Infographic - How to Increase Your E-Commerce App's Sales - mayankkumar
http://www.pinterest.com/pin/526780487635499355/

======
dijit
A while back we were looking at issues surrounding mobile users, our site was
built primarily in the late 90s and had lots of caveats and had organically
grown beyond anything imagined.

we decided that, instead of an app- we'd rather go with a responsive design,
so, we did.

Before:
[https://web.archive.org/web/20110315032541/http://www.firebo...](https://web.archive.org/web/20110315032541/http://www.firebox.com/)
after: [http://www.firebox.com](http://www.firebox.com)

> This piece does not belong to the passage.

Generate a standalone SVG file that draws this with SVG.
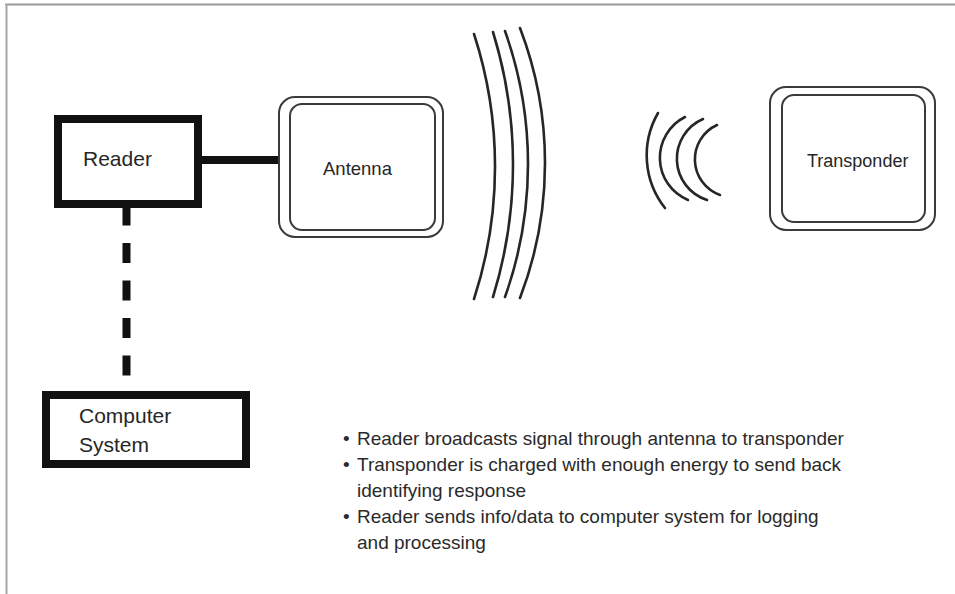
<svg xmlns="http://www.w3.org/2000/svg" width="955" height="594" viewBox="0 0 955 594">
  <style>
    .thick { fill: #ffffff; stroke: #111111; stroke-width: 8; }
    .dbl { fill: #ffffff; stroke: #3a3a3a; stroke-width: 2; }
    .lbl { font-family: "Liberation Sans", Arial, sans-serif; fill: #262626; }
    .wave { fill: none; stroke: #262626; stroke-width: 2.6; stroke-linecap: round; }
    .note { font-family: "Liberation Sans", Arial, sans-serif; font-size: 19px; fill: #2a2a2a; }
  </style>
  <rect x="0" y="0" width="955" height="594" fill="#ffffff"/>
  <g id="frame">
    <line x1="5" y1="4.5" x2="955" y2="4.5" stroke="#9a9a9a" stroke-width="2"/>
    <line x1="6.5" y1="4" x2="6.5" y2="594" stroke="#a8a8a8" stroke-width="2"/>
  </g>

  <g id="connectors">
    <line x1="200" y1="160" x2="281" y2="160" stroke="#111111" stroke-width="8"/>
    <line x1="126.5" y1="205.5" x2="126.5" y2="391" stroke="#111111" stroke-width="8" stroke-dasharray="20 17.5"/>
  </g>

  <g id="reader">
    <rect class="thick" x="58" y="119" width="140" height="85"/>
    <text class="lbl" x="83" y="166" font-size="21">Reader</text>
  </g>

  <g id="antenna">
    <rect class="dbl" x="279" y="97" width="164" height="140" rx="16"/>
    <rect class="dbl" x="290" y="104" width="145" height="126" rx="12"/>
    <text class="lbl" x="323" y="175" font-size="18.5">Antenna</text>
  </g>

  <g id="transponder">
    <rect class="dbl" x="770" y="87" width="165" height="143" rx="16"/>
    <rect class="dbl" x="782" y="95" width="143" height="127" rx="12"/>
    <text class="lbl" x="807" y="167" font-size="18">Transponder</text>
  </g>

  <g id="computer">
    <rect class="thick" x="46" y="395" width="200" height="69"/>
    <text class="lbl" x="79" y="423" font-size="21">Computer</text>
    <text class="lbl" x="79" y="452" font-size="21">System</text>
  </g>

  <g id="waves-out">
    <path class="wave" d="M474,34 A428 428 0 0 1 474,299"/>
    <path class="wave" d="M493,32 A449 449 0 0 1 493,297"/>
    <path class="wave" d="M505,31 A396 396 0 0 1 505,297"/>
    <path class="wave" d="M520,28 A377 377 0 0 1 520,298"/>
  </g>

  <g id="waves-back">
    <path class="wave" d="M658,113 A85 85 0 0 0 665,208"/>
    <path class="wave" d="M685,117 A45.7 45.7 0 0 0 688,200"/>
    <path class="wave" d="M703,119 A43.3 43.3 0 0 0 707,200"/>
    <path class="wave" d="M717,125 A37.8 37.8 0 0 0 720,195"/>
  </g>

  <g id="notes">
    <text class="note" x="343" y="445">•</text>
    <text class="note" x="357" y="445">Reader broadcasts signal through antenna to transponder</text>
    <text class="note" x="343" y="471">•</text>
    <text class="note" x="357" y="471">Transponder is charged with enough energy to send back</text>
    <text class="note" x="357" y="497">identifying response</text>
    <text class="note" x="343" y="523">•</text>
    <text class="note" x="357" y="523">Reader sends info/data to computer system for logging</text>
    <text class="note" x="357" y="549">and processing</text>
  </g>
</svg>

I can't publish exact numbers, but our turn-over this year as a result
(hopefully directly) is much higher- this coincides with our email newsletters
that, when used, would open in a standard browser. (we send many emails, most
emails appear to be opened on mobile devices)

I think responsive design is far superior to native apps in ecommerce; if only
we could scale down the images to make smartphones not need to download 1.5mb
of assets for every page :P

------
mayankkumar
You have a point but you are still missing the bigger picture. I'll point out
certain arguments that may help you understand my reasoning:

1\. if you offer an existing web service for users logins and account
management, a native mobile app is probably going to be a much better
investment, as it will provide tremendous performance benefits over using the
mobile web.

2\. If personal data is being collected, it can often be done so more securely
in a native app than on a responsive site.

3\. You are going to be missing out on the hardware features of the platform
like accelerometer on an iPhone.

4\. Always a better network connection.

I hope you understand my point of view by now and very frankly in the near
future native apps are going to dominate the market even more rapidly.